Onun tomurcukları, şeytanların başları gibidir.

MÜ'MIN
40:37

فَأَطَّلِعَ

feeTTaliǎ

böylece bakayım

"Göklerin yollarına. Böylelikle Musa’nın ilahına çıkabilirim. Çünkü ben, onun yalancı olduğunu sanıyorum." İşte Firavun’a, kötü ameli böyle çekici kılındı ve yoldan alıkonuldu. Firavun’un hileli-düzeni, ’yıkım ve kayıpta’ olmaktan başka (bir şey) olmadı.

KEHF
18:17

طَلَعَتْ

Taleǎt

doğduğu

(Onlara baktığında) Görürsün ki, güneş doğduğunda mağaralarına sağ yandan yönelir, battığında onları sol yandan keser-geçerdi ve onlar da onun (mağaranın) geniş boşluğundalardı. Bu, Allah’ın ayetlerindendir.
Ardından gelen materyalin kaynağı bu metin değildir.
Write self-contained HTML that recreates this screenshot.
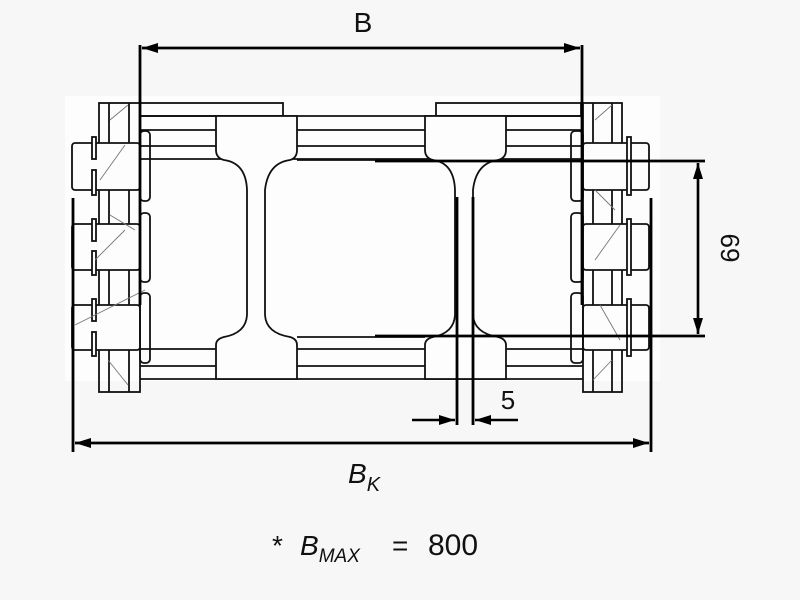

Allah, kime hidayet verirse, işte hidayet bulan odur, kimi saptırırsa onun için asla doğru-yolu gösterici bir veli bulamazsın.

KEHF
18:18

اطَّلَعْتَ

TTaleǎ’te

görseydin

Sen onları uyanık sanırsın, oysa onlar (derin bir uykuda) uyuşmuşlardır. Biz onları sağ yana ve sol yana çeviriyorduk. Köpekleri de iki kolunu uzatmış yatıyordu. Onları görmüş olsaydın, geri dönüp onlardan kaçardın, onlardan içini korku kaplardı.

KEHF
18:90

مَطْلِعَ

meTliǎ

doğduğu yere

Sonunda güneşin doğduğu yere kadar ulaştı ve onu (güneşi), kendileri için bir siper kılmadığımız bir kavim üzerine doğmakta iken buldu.

KEHF
18:90

تَطْلُعُ

teTluǔ

doğarken

Sonunda güneşin doğduğu yere kadar ulaştı ve onu (güneşi), kendileri için bir siper kılmadığımız bir kavim üzerine doğmakta iken buldu.

ÂL-I İMRAN
3:179

لِيُطْلِعَكُمْ

liyuTliǎkum

sizi vâkıf kılacak

Allah, murdar olanı, temiz olandan ayırt edinceye kadar mü’minleri, sizin kendisi üzerinde bulunduğunuz durumda bırakacak değildir. Allah sizi gayb üzerine muttali kılacak değildir. Ama Allah, elçilerinden dilediğini seçer. Öyleyse siz de Allah’a ve elçisine iman edin. Eğer iman eder ve sakınırsanız, sizin için büyük bir ecir vardır.

MAIDE
5:13

تَطَّلِعُ

teTTaliǔ

muttali olursun

Sözleşmelerini bozmaları nedeniyle, onları lanetledik ve kalplerini kaskatı kıldık. Onlar, kelimeleri konuldukları yerlerden saptırırlar. (Sık sık) Kendilerine hatırlatılan şeyden (yararlanıp) pay almayı unuttular. İçlerinden birazı dışında, onlardan sürekli ihanet görür durursun. Yine de onları affet, aldırış etme. Şüphesiz Allah, iyilik yapanları sever.